Ireland's National Short-Term Letting Register Goes Live as New Rental Laws Reshape Housing Market
Ireland's national Short-Term Letting Register has gone live, requiring anyone offering paid accommodation for twenty-one nights or less to register annually with Fáilte Ireland and display a valid registration number on all online listings, as part of a sweeping package of rental market reforms that also includes a national rent control system and new security of tenure protections for long-term tenants.
Background
The proliferation of short-term holiday lets — primarily through platforms such as Airbnb and Booking.com — has been a contentious issue in Ireland for the better part of a decade. In cities such as Dublin, Cork, and Galway, and in popular tourist destinations such as Kerry and Connemara, the conversion of residential properties to short-term holiday lets has been identified as a significant contributor to the reduction in the supply of long-term rental accommodation, driving up rents and making it harder for workers and families to find affordable homes.
Previous attempts to regulate the short-term letting market in Ireland were hampered by enforcement difficulties and by legal challenges from property owners who argued that restrictions on their ability to let their properties constituted an interference with their property rights. The new register, which was provided for in the Planning and Development Act 2024, takes a different approach, focusing on transparency and compliance rather than outright prohibition.

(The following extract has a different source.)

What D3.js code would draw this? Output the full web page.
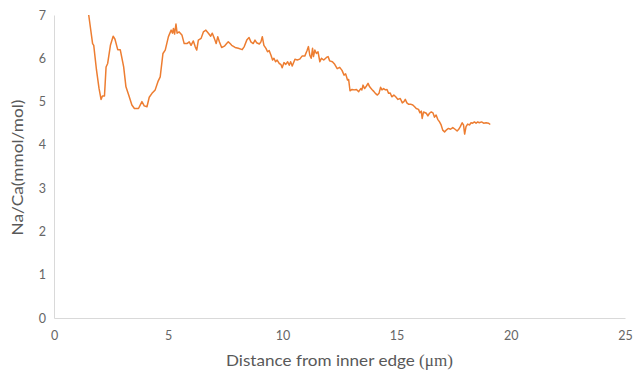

The register operates alongside a separate set of reforms to the long-term private rental market that came into force on 1 March 2026. These reforms, which were introduced through the Residential Tenancies (Amendment) Act 2025, established a national rent control system and created new security of tenure protections for tenants in private rented accommodation.
Key Developments
Under the new Short-Term Letting Register, all hosts offering paid accommodation for twenty-one nights or less — whether in their own home, a second property, or a commercial premises — must register annually with Fáilte Ireland. The registration process requires hosts to confirm that they have the necessary planning permission for short-term letting and to provide details of the property and the number of nights per year for which it is let. A valid registration number must be displayed on all online listings, and platforms such as Airbnb are required to remove listings that do not display a valid number.
The registration fee is €100 per year for properties in designated rent pressure zones — the areas of highest housing demand, which include Dublin, Cork, Galway, Limerick, and Waterford — and €50 per year for properties outside these zones. Properties in rent pressure zones that are let for more than ninety nights per year require planning permission for change of use, a requirement that is expected to bring a significant number of properties back into the long-term rental market.
The long-term rental reforms that came into force in March include a national rent control system that caps annual rent increases at 2% or the rate of inflation, whichever is lower. The reforms also create six-year "Tenancies of Minimum Duration," which provide tenants with greater security of tenure than the previous four-year cycle. However, a provision that allows landlords to reset rent to market rates when a property becomes vacant has been criticised by tenant advocacy groups as a significant loophole.
Why It Matters
The introduction of the Short-Term Letting Register represents a significant step in Ireland's long-running effort to bring the holiday let market under regulatory control. The register's effectiveness will depend heavily on enforcement — specifically, on whether Fáilte Ireland and local planning authorities have the resources to identify and act against non-compliant hosts. Previous regulatory initiatives in this area have been undermined by a lack of enforcement capacity, and there are concerns that the same problem may recur.
The broader package of rental reforms is the most significant intervention in the private rental market since the introduction of rent pressure zones in 2016. Whether the 2% rent cap will be effective in stabilising rents depends on whether it can be enforced consistently across the country, and on whether the loophole allowing market-rate resets on vacancy is exploited by landlords seeking to circumvent the cap.
Local Impact
In Dublin, where the short-term letting market is most concentrated, the register is expected to bring several thousand properties back into the long-term rental market over the next twelve months. Dublin City Council's planning enforcement team has been allocated additional resources to investigate non-compliant listings, and the council has confirmed that it will work with Fáilte Ireland to cross-reference the register against planning records.
In popular tourist areas such as Killarney, Dingle, and the Aran Islands, the register is expected to have a more complex effect, as short-term letting is a significant source of income for many local households and a key component of the tourism economy. Fáilte Ireland has confirmed that it will take a proportionate approach to enforcement in these areas, focusing initially on commercial operators rather than individual homeowners.
What's Next
Fáilte Ireland will publish the first quarterly report on register compliance in October 2026. The Department of Housing has committed to reviewing the effectiveness of the ninety-night cap in rent pressure zones after twelve months of operation. A Dáil committee hearing on the implementation of the rental reforms is scheduled for September 2026, at which Fáilte Ireland and the Residential Tenancies Board will be asked to give evidence on early compliance rates.